Job
Write the data out again exactly, dropping any images it holds.

Provided data
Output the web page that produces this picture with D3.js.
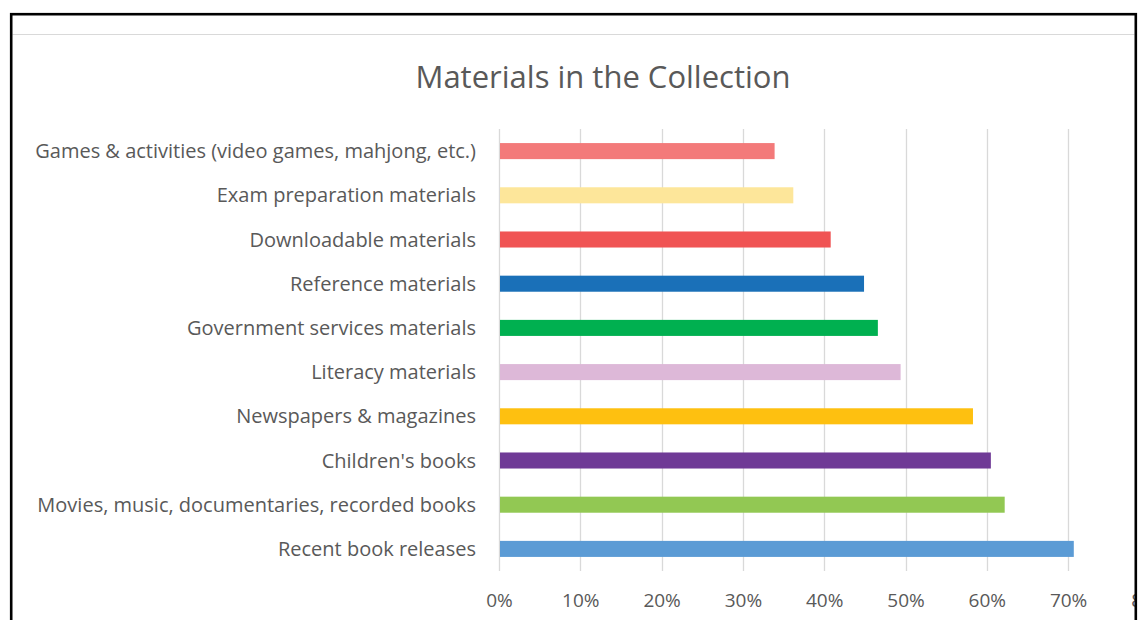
<!DOCTYPE html>
<html>
<head>
<meta charset="utf-8">
<script src="https://cdn.jsdelivr.net/npm/d3@7"></script>
<style>
  html, body { margin: 0; padding: 0; background: #ffffff; }
  svg { display: block; }
  text { font-family: "Open Sans", "Noto Sans", sans-serif; fill: #595959; }
</style>
</head>
<body>
<svg id="chart" width="1146" height="620"></svg>
<script>
const categories = [
  "Games & activities (video games, mahjong, etc.)",
  "Exam preparation materials",
  "Downloadable materials",
  "Reference materials",
  "Government services materials",
  "Literacy materials",
  "Newspapers & magazines",
  "Children's books",
  "Movies, music, documentaries, recorded books",
  "Recent book releases"
];
const values = [0.339, 0.362, 0.408, 0.449, 0.466, 0.494, 0.583, 0.605, 0.622, 0.707];
const barColors = ["#F37A7A", "#FDE69A", "#F05454", "#1A70B8", "#00B050", "#DDB8D8", "#FEC010", "#6F3A96", "#92C853", "#5B9BD5"];
const tickValues = [0, 0.1, 0.2, 0.3, 0.4, 0.5, 0.6, 0.7, 0.8];
const title = "Materials in the Collection";

const svg = d3.select("#chart");

svg.append("defs").append("clipPath").attr("id", "frameClip")
  .append("rect").attr("x", 0).attr("y", 0).attr("width", 1136).attr("height", 620);

// outer frame background
svg.append("rect").attr("x", 11.2).attr("y", 14.2).attr("width", 1124.6).attr("height", 700)
  .attr("fill", "#fff");

const inner = svg.append("g").attr("clip-path", "url(#frameClip)");

inner.append("line").attr("x1", 12.5).attr("x2", 1134.5).attr("y1", 34.5).attr("y2", 34.5)
  .attr("stroke", "#d9d9d9").attr("stroke-width", 1.2);

// title
inner.append("text").attr("x", 603).attr("y", 88).attr("text-anchor", "middle")
  .style("font-size", "31px").text(title);

const plot = { left: 499, top: 129, bottom: 571 };
const x = d3.scaleLinear().domain([0, 0.8]).range([plot.left, plot.left + 8 * 81.3]);
const y = d3.scaleBand().domain(categories).range([plot.top, plot.bottom]).paddingInner(0.637).paddingOuter(0.3185);

// gridlines
inner.append("g").selectAll("line").data(tickValues).join("line")
  .attr("x1", d => Math.round(x(d)) + 0.5).attr("x2", d => Math.round(x(d)) + 0.5)
  .attr("y1", plot.top).attr("y2", plot.bottom)
  .attr("stroke", "#d9d9d9").attr("stroke-width", 1.3);

// bars
inner.append("g").selectAll("rect").data(categories).join("rect")
  .attr("x", x(0) + 1).attr("y", d => y(d))
  .attr("width", (d, i) => x(values[i]) - x(0) - 1)
  .attr("height", y.bandwidth())
  .attr("fill", (d, i) => barColors[i]);

// x axis labels
const xAxis = d3.axisBottom(x).tickValues(tickValues).tickFormat(d3.format(".0%")).tickSize(0).tickPadding(0);
const gx = inner.append("g").attr("transform", `translate(0, 600)`).call(xAxis);
gx.select(".domain").remove();
gx.selectAll("text").style("font-size", "19px").attr("dy", "0.36em").style("fill", "#595959").style("font-family", "'Open Sans', sans-serif");

// y axis labels
const yAxis = d3.axisLeft(y).tickSize(0).tickPadding(0);
const gy = inner.append("g").attr("transform", `translate(476, 0)`).call(yAxis);
gy.select(".domain").remove();
gy.selectAll("text").style("font-size", "20px").attr("dy", "0.35em").style("fill", "#595959").style("font-family", "'Open Sans', sans-serif");

// frame border on top
svg.append("rect").attr("x", 11.2).attr("y", 14.2).attr("width", 1124.6).attr("height", 700)
  .attr("fill", "none").attr("stroke", "#000").attr("stroke-width", 2.6);
</script>
</body>
</html>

Full output
Output the web page that produces this picture with D3.js.
<!DOCTYPE html>
<html>
<head>
<meta charset="utf-8">
<script src="https://cdn.jsdelivr.net/npm/d3@7"></script>
<style>
  html, body { margin: 0; padding: 0; background: #ffffff; }
  svg { display: block; }
  text { font-family: "Open Sans", "Noto Sans", sans-serif; fill: #595959; }
</style>
</head>
<body>
<svg id="chart" width="1146" height="620"></svg>
<script>
const categories = [
  "Games & activities (video games, mahjong, etc.)",
  "Exam preparation materials",
  "Downloadable materials",
  "Reference materials",
  "Government services materials",
  "Literacy materials",
  "Newspapers & magazines",
  "Children's books",
  "Movies, music, documentaries, recorded books",
  "Recent book releases"
];
const values = [0.339, 0.362, 0.408, 0.449, 0.466, 0.494, 0.583, 0.605, 0.622, 0.707];
const barColors = ["#F37A7A", "#FDE69A", "#F05454", "#1A70B8", "#00B050", "#DDB8D8", "#FEC010", "#6F3A96", "#92C853", "#5B9BD5"];
const tickValues = [0, 0.1, 0.2, 0.3, 0.4, 0.5, 0.6, 0.7, 0.8];
const title = "Materials in the Collection";

const svg = d3.select("#chart");

svg.append("defs").append("clipPath").attr("id", "frameClip")
  .append("rect").attr("x", 0).attr("y", 0).attr("width", 1136).attr("height", 620);

// outer frame background
svg.append("rect").attr("x", 11.2).attr("y", 14.2).attr("width", 1124.6).attr("height", 700)
  .attr("fill", "#fff");

const inner = svg.append("g").attr("clip-path", "url(#frameClip)");

inner.append("line").attr("x1", 12.5).attr("x2", 1134.5).attr("y1", 34.5).attr("y2", 34.5)
  .attr("stroke", "#d9d9d9").attr("stroke-width", 1.2);

// title
inner.append("text").attr("x", 603).attr("y", 88).attr("text-anchor", "middle")
  .style("font-size", "31px").text(title);

const plot = { left: 499, top: 129, bottom: 571 };
const x = d3.scaleLinear().domain([0, 0.8]).range([plot.left, plot.left + 8 * 81.3]);
const y = d3.scaleBand().domain(categories).range([plot.top, plot.bottom]).paddingInner(0.637).paddingOuter(0.3185);

// gridlines
inner.append("g").selectAll("line").data(tickValues).join("line")
  .attr("x1", d => Math.round(x(d)) + 0.5).attr("x2", d => Math.round(x(d)) + 0.5)
  .attr("y1", plot.top).attr("y2", plot.bottom)
  .attr("stroke", "#d9d9d9").attr("stroke-width", 1.3);

// bars
inner.append("g").selectAll("rect").data(categories).join("rect")
  .attr("x", x(0) + 1).attr("y", d => y(d))
  .attr("width", (d, i) => x(values[i]) - x(0) - 1)
  .attr("height", y.bandwidth())
  .attr("fill", (d, i) => barColors[i]);

// x axis labels
const xAxis = d3.axisBottom(x).tickValues(tickValues).tickFormat(d3.format(".0%")).tickSize(0).tickPadding(0);
const gx = inner.append("g").attr("transform", `translate(0, 600)`).call(xAxis);
gx.select(".domain").remove();
gx.selectAll("text").style("font-size", "19px").attr("dy", "0.36em").style("fill", "#595959").style("font-family", "'Open Sans', sans-serif");

// y axis labels
const yAxis = d3.axisLeft(y).tickSize(0).tickPadding(0);
const gy = inner.append("g").attr("transform", `translate(476, 0)`).call(yAxis);
gy.select(".domain").remove();
gy.selectAll("text").style("font-size", "20px").attr("dy", "0.35em").style("fill", "#595959").style("font-family", "'Open Sans', sans-serif");

// frame border on top
svg.append("rect").attr("x", 11.2).attr("y", 14.2).attr("width", 1124.6).attr("height", 700)
  .attr("fill", "none").attr("stroke", "#000").attr("stroke-width", 2.6);
</script>
</body>
</html>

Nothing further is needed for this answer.